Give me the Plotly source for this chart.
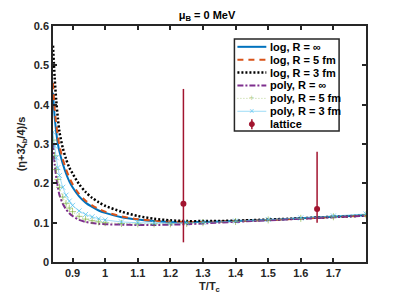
import plotly.graph_objects as go

# T/Tc grid
x_vals = [0.84, 0.845, 0.85, 0.855, 0.86, 0.87, 0.88, 0.89, 0.90, 0.92, 0.94, 0.96, 0.98, 1.00,
          1.05, 1.10, 1.15, 1.20, 1.25, 1.30, 1.40, 1.50, 1.60, 1.70, 1.80]

log_inf = [0.43, 0.37, 0.33, 0.30, 0.28, 0.25, 0.225, 0.205, 0.19, 0.167, 0.151, 0.140, 0.131, 0.125,
           0.114, 0.108, 0.104, 0.102, 0.101, 0.102, 0.104, 0.107, 0.111, 0.115, 0.119]
log_5 = [0.455, 0.39, 0.35, 0.32, 0.295, 0.262, 0.236, 0.215, 0.198, 0.173, 0.156, 0.144, 0.135, 0.128,
         0.116, 0.109, 0.105, 0.103, 0.102, 0.102, 0.104, 0.107, 0.110, 0.114, 0.118]
log_3 = [0.55, 0.47, 0.41, 0.365, 0.33, 0.29, 0.262, 0.24, 0.225, 0.198, 0.178, 0.163, 0.152, 0.143,
         0.128, 0.117, 0.110, 0.106, 0.104, 0.104, 0.105, 0.108, 0.111, 0.115, 0.118]
poly_inf = [0.30, 0.25, 0.215, 0.19, 0.17, 0.148, 0.134, 0.124, 0.117, 0.107, 0.102, 0.099, 0.097, 0.096,
            0.095, 0.094, 0.094, 0.095, 0.096, 0.098, 0.102, 0.106, 0.110, 0.114, 0.118]
poly_5 = [0.31, 0.27, 0.235, 0.21, 0.19, 0.165, 0.149, 0.137, 0.128, 0.116, 0.109, 0.105, 0.102, 0.100,
          0.098, 0.097, 0.097, 0.097, 0.098, 0.100, 0.103, 0.107, 0.111, 0.115, 0.120]
poly_3 = [0.33, 0.295, 0.265, 0.24, 0.22, 0.19, 0.17, 0.155, 0.144, 0.130, 0.121, 0.115, 0.110, 0.107,
          0.102, 0.100, 0.099, 0.099, 0.100, 0.101, 0.104, 0.108, 0.112, 0.117, 0.122]

lat_x = [1.24, 1.65]
lat_y = [0.148, 0.135]
lat_lo = [0.050, 0.100]
lat_hi = [0.440, 0.280]

x_ticks = [0.9, 1.0, 1.1, 1.2, 1.3, 1.4, 1.5, 1.6, 1.7]
x_tick_text = ["0.9", "1", "1.1", "1.2", "1.3", "1.4", "1.5", "1.6", "1.7"]
y_ticks = [0, 0.1, 0.2, 0.3, 0.4, 0.5, 0.6]
y_tick_text = ["0", "0.1", "0.2", "0.3", "0.4", "0.5", "0.6"]

legend_names = ["log, R = ∞", "log, R = 5 fm", "log, R = 3 fm",
                "poly, R = ∞", "poly, R = 5 fm", "poly, R = 3 fm", "lattice"]

FONT = "Liberation Sans, Arial, sans-serif"
C_BLUE, C_ORANGE, C_BLACK = "#0072BD", "#D95319", "#000000"
C_PURPLE, C_GREEN, C_LBLUE, C_RED = "#7E2F8E", "rgba(119,172,48,0.6)", "rgba(77,190,238,0.7)", "#A2142F"

styles = [
    dict(color=C_BLUE, width=2, dash="solid"),
    dict(color=C_ORANGE, width=2, dash="6px,5px"),
    dict(color=C_BLACK, width=2.5, dash="2px,2px"),
    dict(color=C_PURPLE, width=2, dash="6px,2px,2px,2px"),
    dict(color="rgba(119,172,48,0.5)", width=1, dash="1px,2px"),
    dict(color="rgba(77,190,238,0.55)", width=1, dash="solid"),
]

# page is offset by the 8px body margin
W, H = 395, 295
ML, MR, MT, MB = 44, 37, 16, 41
PW, PH = W - ML - MR, H - MT - MB


def px(xp):  # page x pixel -> paper
    return (xp - 8 - ML) / PW


def py(yp):  # page y pixel -> paper
    return (H - MB - (yp - 8)) / PH


fig = go.Figure()
series = [log_inf, log_5, log_3, poly_inf, poly_5, poly_3]
for i, ys in enumerate(series):
    st = styles[i]
    kw = {}
    mode = "lines"
    if i == 4:
        mode = "lines+markers"
        kw["marker"] = dict(symbol="cross-thin", size=5, line=dict(color=C_GREEN, width=1))
    if i == 5:
        mode = "lines+markers"
        kw["marker"] = dict(symbol="x-thin", size=5, line=dict(color=C_LBLUE, width=1))
    fig.add_trace(go.Scatter(x=x_vals, y=ys, mode=mode, name=legend_names[i], showlegend=False,
                             line=dict(color=st["color"], width=st["width"], dash=st["dash"],
                                       shape="spline", smoothing=0.8), **kw))

fig.add_trace(go.Scatter(x=lat_x, y=lat_y, mode="markers", name="lattice", showlegend=False,
                         marker=dict(color=C_RED, size=6, symbol="circle"),
                         error_y=dict(type="data", symmetric=False,
                                      array=[h - y for h, y in zip(lat_hi, lat_y)],
                                      arrayminus=[y - l for l, y in zip(lat_lo, lat_y)],
                                      color=C_RED, thickness=1.5, width=0)))

# manual legend (MATLAB-style compact box)
shapes = [dict(type="rect", xref="paper", yref="paper", x0=px(234), x1=px(339), y0=py(130), y1=py(37),
               fillcolor="white", line=dict(color="#262626", width=1.5), layer="above")]
annotations = []
rows = [45, 58, 71, 84, 97, 110, 123]
for i, name in enumerate(legend_names):
    yy = py(rows[i])
    if i < 6:
        st = styles[i]
        shapes.append(dict(type="line", xref="paper", yref="paper", x0=px(237), x1=px(266), y0=yy, y1=yy,
                           line=dict(color=st["color"], width=st["width"], dash=st["dash"]), layer="above"))
    if i == 4:
        annotations.append(dict(text="+", x=px(251.5), y=yy, xref="paper", yref="paper", showarrow=False,
                                xanchor="center", yanchor="middle",
                                font=dict(family=FONT, size=9, color=C_GREEN)))
    if i == 5:
        annotations.append(dict(text="×", x=px(251.5), y=yy, xref="paper", yref="paper", showarrow=False,
                                xanchor="center", yanchor="middle",
                                font=dict(family=FONT, size=9, color=C_LBLUE)))
    if i == 6:
        shapes.append(dict(type="line", xref="paper", yref="paper", x0=px(251.5), x1=px(251.5),
                           y0=py(rows[i] + 5), y1=py(rows[i] - 5),
                           line=dict(color=C_RED, width=1.5), layer="above"))
        shapes.append(dict(type="circle", xref="paper", yref="paper", x0=px(249), x1=px(254),
                           y0=py(rows[i] + 2.5), y1=py(rows[i] - 2.5),
                           fillcolor=C_RED, line=dict(color=C_RED, width=1), layer="above"))
    annotations.append(dict(text=name, x=px(268), y=yy, xref="paper", yref="paper", showarrow=False,
                            xanchor="left", yanchor="middle",
                            font=dict(family=FONT, size=11, color="#000000", weight="bold")))

axis_common = dict(showline=True, linecolor="#262626", linewidth=1.5, mirror="ticks",
                   ticks="inside", ticklen=4, tickcolor="#262626", tickwidth=1.5,
                   showgrid=False, zeroline=False,
                   tickfont=dict(family=FONT, size=11, color="#262626", weight="bold"))

fig.update_xaxes(range=[0.84, 1.8], tickvals=x_ticks, ticktext=x_tick_text,
                 title=dict(text="T/T<sub>c</sub>", standoff=4,
                            font=dict(family=FONT, size=11, color="#262626", weight="bold")),
                 **axis_common)
fig.update_yaxes(range=[0, 0.6], tickvals=y_ticks, ticktext=y_tick_text,
                 title=dict(text="(η+3ζ<sub>b</sub>/4)/s", standoff=6,
                            font=dict(family=FONT, size=11, color="#262626", weight="bold")),
                 **axis_common)

fig.update_layout(
    width=W, height=H,
    margin=dict(l=ML, r=MR, t=MT, b=MB),
    paper_bgcolor="white", plot_bgcolor="white",
    title=dict(text="μ<sub>B</sub> = 0 MeV", x=(207 - 8) / W, xanchor="center",
               y=0.99, yanchor="top", yref="container",
               font=dict(family=FONT, size=11, color="#000000", weight="bold")),
    shapes=shapes, annotations=annotations,
    showlegend=False,
)

fig.write_html("out.html")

☆ ☆ ☆ ☆ ☆

Reproduce the material above from its first line through the line containing "1.60, 1.70, 1.80]", both ends included, and skip every picture.

## Written solution:
Give me the Plotly source for this chart.
import plotly.graph_objects as go

# T/Tc grid
x_vals = [0.84, 0.845, 0.85, 0.855, 0.86, 0.87, 0.88, 0.89, 0.90, 0.92, 0.94, 0.96, 0.98, 1.00,
          1.05, 1.10, 1.15, 1.20, 1.25, 1.30, 1.40, 1.50, 1.60, 1.70, 1.80]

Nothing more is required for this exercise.